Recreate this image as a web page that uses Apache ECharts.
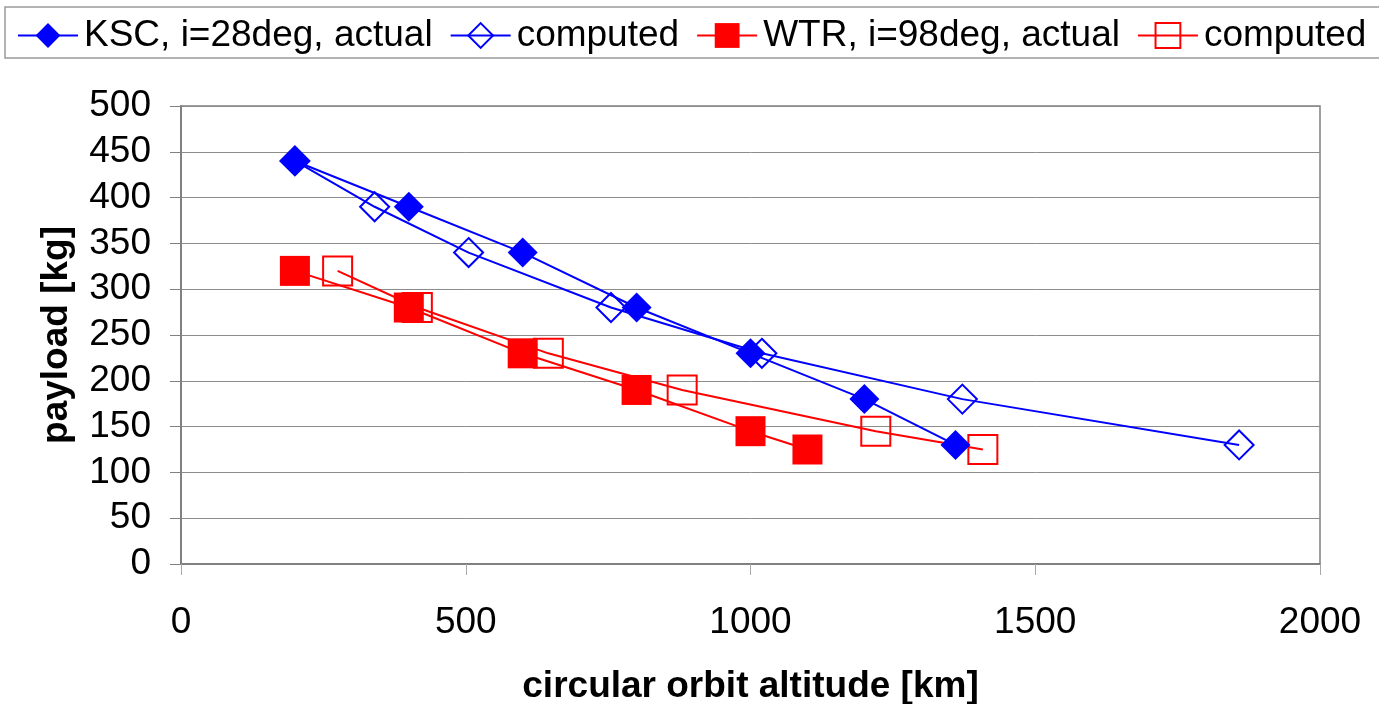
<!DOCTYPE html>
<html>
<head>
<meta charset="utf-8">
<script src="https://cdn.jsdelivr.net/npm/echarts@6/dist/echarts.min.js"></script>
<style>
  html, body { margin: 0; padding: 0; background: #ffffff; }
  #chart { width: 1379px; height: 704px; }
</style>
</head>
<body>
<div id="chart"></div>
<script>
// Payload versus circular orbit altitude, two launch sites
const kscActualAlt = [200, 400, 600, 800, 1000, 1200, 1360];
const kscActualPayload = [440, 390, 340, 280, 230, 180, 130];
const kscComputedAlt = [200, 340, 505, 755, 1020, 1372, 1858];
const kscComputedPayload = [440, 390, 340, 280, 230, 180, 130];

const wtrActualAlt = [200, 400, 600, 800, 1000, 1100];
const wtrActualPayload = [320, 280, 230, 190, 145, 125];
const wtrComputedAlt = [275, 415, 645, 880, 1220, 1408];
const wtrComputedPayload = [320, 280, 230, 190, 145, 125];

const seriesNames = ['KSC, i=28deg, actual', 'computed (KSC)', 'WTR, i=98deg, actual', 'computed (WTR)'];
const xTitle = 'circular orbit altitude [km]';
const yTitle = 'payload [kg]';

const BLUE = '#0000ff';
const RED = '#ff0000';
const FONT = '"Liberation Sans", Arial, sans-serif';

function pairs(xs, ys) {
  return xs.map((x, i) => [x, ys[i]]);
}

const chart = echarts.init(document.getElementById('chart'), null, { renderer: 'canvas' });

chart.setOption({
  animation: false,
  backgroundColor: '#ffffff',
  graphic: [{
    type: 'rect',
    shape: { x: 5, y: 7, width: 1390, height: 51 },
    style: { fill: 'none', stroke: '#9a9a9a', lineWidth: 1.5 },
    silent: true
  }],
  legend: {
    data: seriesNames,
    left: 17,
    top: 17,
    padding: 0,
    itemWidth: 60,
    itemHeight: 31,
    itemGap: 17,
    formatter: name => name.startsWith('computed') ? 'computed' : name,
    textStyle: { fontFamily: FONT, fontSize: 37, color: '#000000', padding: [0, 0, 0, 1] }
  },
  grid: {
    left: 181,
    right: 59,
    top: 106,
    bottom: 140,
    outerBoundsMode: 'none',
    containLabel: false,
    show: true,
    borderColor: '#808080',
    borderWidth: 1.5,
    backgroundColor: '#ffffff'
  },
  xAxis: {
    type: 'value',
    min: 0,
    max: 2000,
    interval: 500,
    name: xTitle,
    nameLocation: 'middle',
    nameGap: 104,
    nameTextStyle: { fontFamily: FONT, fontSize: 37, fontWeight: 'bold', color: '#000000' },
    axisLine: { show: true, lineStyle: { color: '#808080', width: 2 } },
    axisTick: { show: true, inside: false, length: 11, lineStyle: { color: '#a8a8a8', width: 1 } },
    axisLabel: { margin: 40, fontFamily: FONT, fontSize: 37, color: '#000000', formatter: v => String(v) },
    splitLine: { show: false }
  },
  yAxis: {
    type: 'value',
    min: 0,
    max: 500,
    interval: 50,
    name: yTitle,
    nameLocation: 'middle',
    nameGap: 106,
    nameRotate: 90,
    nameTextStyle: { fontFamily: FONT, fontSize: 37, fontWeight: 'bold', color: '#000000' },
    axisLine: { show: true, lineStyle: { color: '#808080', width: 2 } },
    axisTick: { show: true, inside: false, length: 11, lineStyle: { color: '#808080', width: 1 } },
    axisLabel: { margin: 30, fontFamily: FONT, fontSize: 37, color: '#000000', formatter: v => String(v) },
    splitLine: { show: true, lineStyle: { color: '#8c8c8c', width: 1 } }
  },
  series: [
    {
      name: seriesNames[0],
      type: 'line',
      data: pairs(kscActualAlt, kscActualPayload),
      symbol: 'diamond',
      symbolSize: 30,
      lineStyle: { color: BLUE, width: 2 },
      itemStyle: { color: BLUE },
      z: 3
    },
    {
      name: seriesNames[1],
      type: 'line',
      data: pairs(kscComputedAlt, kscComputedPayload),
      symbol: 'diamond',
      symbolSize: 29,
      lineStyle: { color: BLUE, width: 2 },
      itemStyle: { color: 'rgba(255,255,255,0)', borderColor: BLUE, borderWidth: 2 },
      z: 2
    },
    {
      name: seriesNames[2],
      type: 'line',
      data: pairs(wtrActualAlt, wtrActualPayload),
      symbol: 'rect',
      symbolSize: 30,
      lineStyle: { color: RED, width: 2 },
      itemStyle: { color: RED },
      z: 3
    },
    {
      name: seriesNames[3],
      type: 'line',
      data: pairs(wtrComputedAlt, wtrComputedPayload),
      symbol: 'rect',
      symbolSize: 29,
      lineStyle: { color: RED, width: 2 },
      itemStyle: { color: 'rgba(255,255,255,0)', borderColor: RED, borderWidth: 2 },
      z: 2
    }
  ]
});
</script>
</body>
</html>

» WHAT IS REQUIRED
Copy every line above word for word and exclude the pictures.

» FULL RESPONSE
Recreate this image as a web page that uses Apache ECharts.
<!DOCTYPE html>
<html>
<head>
<meta charset="utf-8">
<script src="https://cdn.jsdelivr.net/npm/echarts@6/dist/echarts.min.js"></script>
<style>
  html, body { margin: 0; padding: 0; background: #ffffff; }
  #chart { width: 1379px; height: 704px; }
</style>
</head>
<body>
<div id="chart"></div>
<script>
// Payload versus circular orbit altitude, two launch sites
const kscActualAlt = [200, 400, 600, 800, 1000, 1200, 1360];
const kscActualPayload = [440, 390, 340, 280, 230, 180, 130];
const kscComputedAlt = [200, 340, 505, 755, 1020, 1372, 1858];
const kscComputedPayload = [440, 390, 340, 280, 230, 180, 130];

const wtrActualAlt = [200, 400, 600, 800, 1000, 1100];
const wtrActualPayload = [320, 280, 230, 190, 145, 125];
const wtrComputedAlt = [275, 415, 645, 880, 1220, 1408];
const wtrComputedPayload = [320, 280, 230, 190, 145, 125];

const seriesNames = ['KSC, i=28deg, actual', 'computed (KSC)', 'WTR, i=98deg, actual', 'computed (WTR)'];
const xTitle = 'circular orbit altitude [km]';
const yTitle = 'payload [kg]';

const BLUE = '#0000ff';
const RED = '#ff0000';
const FONT = '"Liberation Sans", Arial, sans-serif';

function pairs(xs, ys) {
  return xs.map((x, i) => [x, ys[i]]);
}

const chart = echarts.init(document.getElementById('chart'), null, { renderer: 'canvas' });

chart.setOption({
  animation: false,
  backgroundColor: '#ffffff',
  graphic: [{
    type: 'rect',
    shape: { x: 5, y: 7, width: 1390, height: 51 },
    style: { fill: 'none', stroke: '#9a9a9a', lineWidth: 1.5 },
    silent: true
  }],
  legend: {
    data: seriesNames,
    left: 17,
    top: 17,
    padding: 0,
    itemWidth: 60,
    itemHeight: 31,
    itemGap: 17,
    formatter: name => name.startsWith('computed') ? 'computed' : name,
    textStyle: { fontFamily: FONT, fontSize: 37, color: '#000000', padding: [0, 0, 0, 1] }
  },
  grid: {
    left: 181,
    right: 59,
    top: 106,
    bottom: 140,
    outerBoundsMode: 'none',
    containLabel: false,
    show: true,
    borderColor: '#808080',
    borderWidth: 1.5,
    backgroundColor: '#ffffff'
  },
  xAxis: {
    type: 'value',
    min: 0,
    max: 2000,
    interval: 500,
    name: xTitle,
    nameLocation: 'middle',
    nameGap: 104,
    nameTextStyle: { fontFamily: FONT, fontSize: 37, fontWeight: 'bold', color: '#000000' },
    axisLine: { show: true, lineStyle: { color: '#808080', width: 2 } },
    axisTick: { show: true, inside: false, length: 11, lineStyle: { color: '#a8a8a8', width: 1 } },
    axisLabel: { margin: 40, fontFamily: FONT, fontSize: 37, color: '#000000', formatter: v => String(v) },
    splitLine: { show: false }
  },
  yAxis: {
    type: 'value',
    min: 0,
    max: 500,
    interval: 50,
    name: yTitle,
    nameLocation: 'middle',
    nameGap: 106,
    nameRotate: 90,
    nameTextStyle: { fontFamily: FONT, fontSize: 37, fontWeight: 'bold', color: '#000000' },
    axisLine: { show: true, lineStyle: { color: '#808080', width: 2 } },
    axisTick: { show: true, inside: false, length: 11, lineStyle: { color: '#808080', width: 1 } },
    axisLabel: { margin: 30, fontFamily: FONT, fontSize: 37, color: '#000000', formatter: v => String(v) },
    splitLine: { show: true, lineStyle: { color: '#8c8c8c', width: 1 } }
  },
  series: [
    {
      name: seriesNames[0],
      type: 'line',
      data: pairs(kscActualAlt, kscActualPayload),
      symbol: 'diamond',
      symbolSize: 30,
      lineStyle: { color: BLUE, width: 2 },
      itemStyle: { color: BLUE },
      z: 3
    },
    {
      name: seriesNames[1],
      type: 'line',
      data: pairs(kscComputedAlt, kscComputedPayload),
      symbol: 'diamond',
      symbolSize: 29,
      lineStyle: { color: BLUE, width: 2 },
      itemStyle: { color: 'rgba(255,255,255,0)', borderColor: BLUE, borderWidth: 2 },
      z: 2
    },
    {
      name: seriesNames[2],
      type: 'line',
      data: pairs(wtrActualAlt, wtrActualPayload),
      symbol: 'rect',
      symbolSize: 30,
      lineStyle: { color: RED, width: 2 },
      itemStyle: { color: RED },
      z: 3
    },
    {
      name: seriesNames[3],
      type: 'line',
      data: pairs(wtrComputedAlt, wtrComputedPayload),
      symbol: 'rect',
      symbolSize: 29,
      lineStyle: { color: RED, width: 2 },
      itemStyle: { color: 'rgba(255,255,255,0)', borderColor: RED, borderWidth: 2 },
      z: 2
    }
  ]
});
</script>
</body>
</html>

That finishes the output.